Showing our short was nerve-racking. Wreckage was my muse in January. It was the beast mask made by Paul, Gus, Mike Bruno and Paul's friend Kat that inspired the idea for Mother. I had the emotions and the strife boiling within me, I was just lacking the focus. Wreckage gave me that focus.

 

 

 

 

 

 

 

 

 

 

 

 

Yet I didn't have the emotional or time investment in it that Gus had. Poor Gus. It was not easy for him to show it to Matt, Pat and I. We were harshly critically, but Gus took it well. He took it and Paul and he created an amazing film. One I was proud to have my name attached to and couldn't wait to show to the people who were important to me.

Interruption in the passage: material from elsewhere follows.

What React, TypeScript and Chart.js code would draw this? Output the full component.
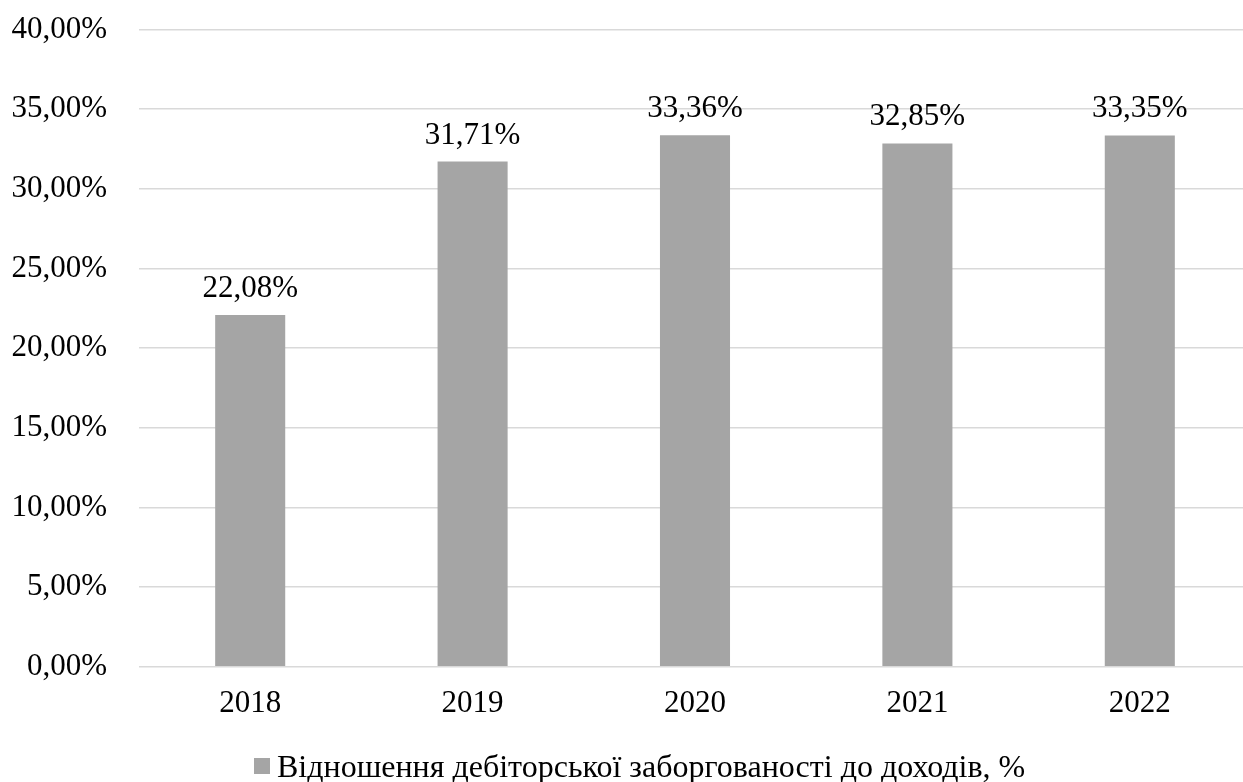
import React, { useEffect, useRef } from "react";
import { Chart, registerables } from "chart.js";

Chart.register(...registerables);

const categories = ["2018", "2019", "2020", "2021", "2022"];
const values = [22.08, 31.71, 33.36, 32.85, 33.35];
const seriesLabel = "Відношення дебіторської заборгованості до доходів, %";
const yMin = 0;
const yMax = 40;
const yStep = 5;

const FONT = "'Liberation Serif', 'Times New Roman', serif";
const BAR_COLOR = "#A5A5A5";

const fmt = (v: number) => v.toFixed(2).replace(".", ",") + "%";

export default function App() {
  const ref = useRef<HTMLCanvasElement | null>(null);

  useEffect(() => {
    document.body.style.margin = "0";
    document.body.style.overflow = "hidden";
    const canvas = ref.current;
    if (!canvas) return;

    const labelsPlugin = {
      id: "valueLabels",
      afterDatasetsDraw(chart: any) {
        const ctx = chart.ctx;
        const meta = chart.getDatasetMeta(0);
        ctx.save();
        ctx.font = `31px ${FONT}`;
        ctx.fillStyle = "#000";
        ctx.textAlign = "center";
        ctx.textBaseline = "alphabetic";
        meta.data.forEach((bar: any, i: number) => {
          ctx.fillText(fmt(values[i]), bar.x, bar.y - 18);
        });
        ctx.restore();
      },
    };

    const legendPlugin = {
      id: "customLegend",
      afterDraw(chart: any) {
        const ctx = chart.ctx;
        ctx.save();
        ctx.fillStyle = BAR_COLOR;
        ctx.fillRect(254, 758, 16, 16);
        ctx.font = `32px ${FONT}`;
        ctx.fillStyle = "#000";
        ctx.textAlign = "left";
        ctx.textBaseline = "alphabetic";
        ctx.fillText(seriesLabel, 277, 777);
        ctx.restore();
      },
    };

    const chart = new Chart(canvas, {
      type: "bar",
      data: {
        labels: categories,
        datasets: [
          {
            label: seriesLabel,
            data: values,
            backgroundColor: BAR_COLOR,
            borderWidth: 0,
            barPercentage: 0.315,
            categoryPercentage: 1,
          },
        ],
      },
      options: {
        animation: false,
        responsive: false,
        devicePixelRatio: 1,
        layout: { padding: { top: 29.5, bottom: 55.3, left: 0, right: 0 } },
        plugins: {
          legend: { display: false },
          tooltip: { enabled: false },
        },
        scales: {
          x: {
            grid: { display: false, drawTicks: false },
            border: { display: false },
            ticks: {
              font: { family: FONT, size: 31 },
              color: "#000",
              padding: 19,
              maxRotation: 0,
            },
            afterFit(scale: any) {
              scale.height = 60;
              scale.paddingLeft = 0;
              scale.paddingRight = 0;
            },
          },
          y: {
            min: yMin,
            max: yMax,
            grid: { color: "#D9D9D9", lineWidth: 1.5, drawTicks: false },
            border: { display: false },
            ticks: {
              stepSize: yStep,
              font: { family: FONT, size: 31 },
              color: "#000",
              padding: 32,
              callback: (v: any) => fmt(Number(v)),
            },
            afterFit(scale: any) {
              scale.width = 139;
              scale.paddingTop = 0;
              scale.paddingBottom = 0;
            },
          },
        },
      },
      plugins: [labelsPlugin, legendPlugin],
    } as any);

    return () => chart.destroy();
  }, []);

  return (
    <div style={{ position: "fixed", left: 0, top: 0, width: 1251, height: 782, background: "#fff" }}>
      <canvas ref={ref} width={1251} height={782} style={{ display: "block" }} />
    </div>
  );
}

Despite my excitement, as Gus and I stood in the back watching everyone watch it I broke out in a full sweat. It was gross, but I just got so nervous and so scared about what everyone would think that I couldn't control it. What if my family thought I was wasting my time? That we didn't have anything worth while here? What if they hated it?

Luckily, that is not the reaction we received. In fact, the complete opposite. From their words, questions and their investment (we raised 88% of our set goal in one night) it was clear that we were doing the right thing.

The question arises though, how do you repay someone for essentially making your dream possible? Without the contributions of my family members and Gus', making Thesis would be extremely difficult. All the members of the crew have already contributed to the film financially as much as they can, and several of us have pledged to invest more when the time comes, yet that last chunk was going to be difficult to come up with without the aid of others.

Knowing that these people - my Aunt Kathy, Aunt Sue and Aunt Judi, Paul, my Grandma, Matt's parents, Megan, and my Dad - believe in us and are willing to help us in this way, is overwhelming. What they have given us is unbelievable. And the only way we can show our gratitude to them is for us to do it, really do it, to make Thesis, and make it AWESOME. We will achieve the dream that they believe in and that we believe in.  

The pressure's on, and we will definitely rise to the occasion.